Check every line below for the word "this" and give only the number of lines where it appears.
___ Task material
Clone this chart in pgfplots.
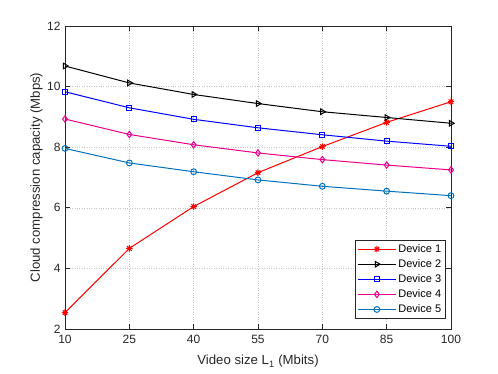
\documentclass[border=0pt]{standalone}
\usepackage{fontspec}
\setmainfont{Liberation Sans}
\usepackage{pgfplots}
\pgfplotsset{compat=1.18}

\definecolor{axgray}{rgb}{0.15,0.15,0.15}
\definecolor{mblue}{rgb}{0,0.447,0.741}

% MATLAB-like '*' marker: plus and cross together
\pgfdeclareplotmark{mstar}{%
  \pgfpathmoveto{\pgfqpoint{-\pgfplotmarksize}{0pt}}%
  \pgfpathlineto{\pgfqpoint{\pgfplotmarksize}{0pt}}%
  \pgfpathmoveto{\pgfqpoint{0pt}{-\pgfplotmarksize}}%
  \pgfpathlineto{\pgfqpoint{0pt}{\pgfplotmarksize}}%
  \pgfpathmoveto{\pgfqpoint{-0.707\pgfplotmarksize}{-0.707\pgfplotmarksize}}%
  \pgfpathlineto{\pgfqpoint{0.707\pgfplotmarksize}{0.707\pgfplotmarksize}}%
  \pgfpathmoveto{\pgfqpoint{-0.707\pgfplotmarksize}{0.707\pgfplotmarksize}}%
  \pgfpathlineto{\pgfqpoint{0.707\pgfplotmarksize}{-0.707\pgfplotmarksize}}%
  \pgfusepathqstroke}

\begin{document}
\begin{tikzpicture}
\begin{axis}[
  at={(0,0)}, anchor=south west,
  scale only axis, width=386pt, height=303pt,
  xmin=10, xmax=100, ymin=2, ymax=12,
  xtick={10,25,40,55,70,85,100},
  ytick={2,4,6,8,10,12},
  tick align=inside,
  major tick length=5pt,
  axis line style={axgray, line width=0.7pt},
  every tick/.style={axgray, line width=0.7pt},
  grid=major,
  major grid style={dotted, gray!45, line width=0.5pt},
  /pgf/number format/assume math mode=true,
  ticklabel style={font=\fontsize{12}{12}\selectfont, text=axgray},
  xticklabel style={yshift=-3pt},
  yticklabel style={xshift=-1pt},
  xlabel={Video size L\textsubscript{1} (Mbits)},
  ylabel={Cloud compression capacity (Mbps)},
  label style={font=\fontsize{13.2}{14}\selectfont, text=axgray},
  xlabel style={at={(axis description cs:0.5,0)}, anchor=base, yshift=-36pt},
  ylabel style={at={(axis description cs:0,0.5)}, anchor=base, rotate=0, yshift=25pt},
  legend style={at={(1,0)}, anchor=south east, xshift=-5pt, yshift=10pt,
    draw=axgray, line width=0.6pt, fill=white,
    font=\fontsize{11}{12}\selectfont, row sep=1.6pt,
    inner sep=2.5pt},
  legend cell align=left,
  legend image code/.code={%
    \draw[mark repeat=2, mark phase=2] plot coordinates {(0pt,0pt) (19pt,0pt) (38pt,0pt)};},
  every axis plot/.append style={line width=1pt, mark size=3.2pt},
]
\addplot[red, mark=mstar] coordinates {
  (10,2.54) (25,4.66) (40,6.04) (55,7.16) (70,8.02) (85,8.82) (100,9.5)};
\addlegendentry{Device 1}
\addplot[black, mark=triangle, mark options={rotate=-90}] coordinates {
  (10,10.68) (25,10.12) (40,9.74) (55,9.44) (70,9.17) (85,8.98) (100,8.79)};
\addlegendentry{Device 2}
\addplot[blue, mark=square, mark size=2.6pt] coordinates {
  (10,9.83) (25,9.3) (40,8.92) (55,8.64) (70,8.41) (85,8.2) (100,8.03)};
\addlegendentry{Device 3}
\addplot[magenta, mark=diamond] coordinates {
  (10,8.93) (25,8.42) (40,8.08) (55,7.81) (70,7.59) (85,7.41) (100,7.25)};
\addlegendentry{Device 4}
\addplot[mblue, mark=o, mark size=2.9pt] coordinates {
  (10,7.96) (25,7.48) (40,7.19) (55,6.92) (70,6.71) (85,6.55) (100,6.4)};
\addlegendentry{Device 5}
\end{axis}
\pgfresetboundingbox
\useasboundingbox (-65pt,-45pt) rectangle (433pt,329pt);
\end{tikzpicture}
\end{document}
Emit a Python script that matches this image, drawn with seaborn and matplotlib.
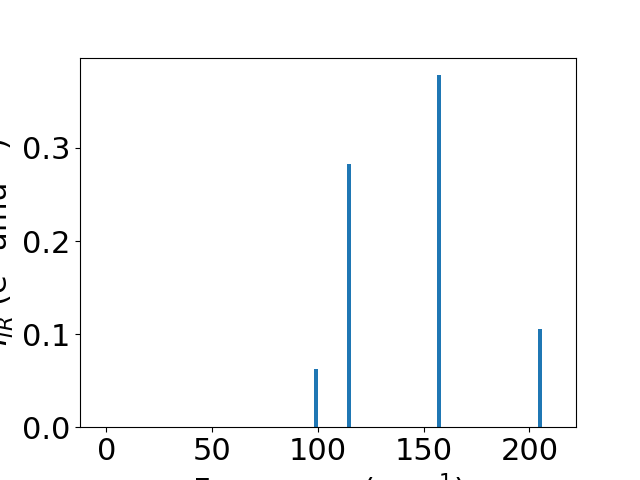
______
• _Exercise answer_: 2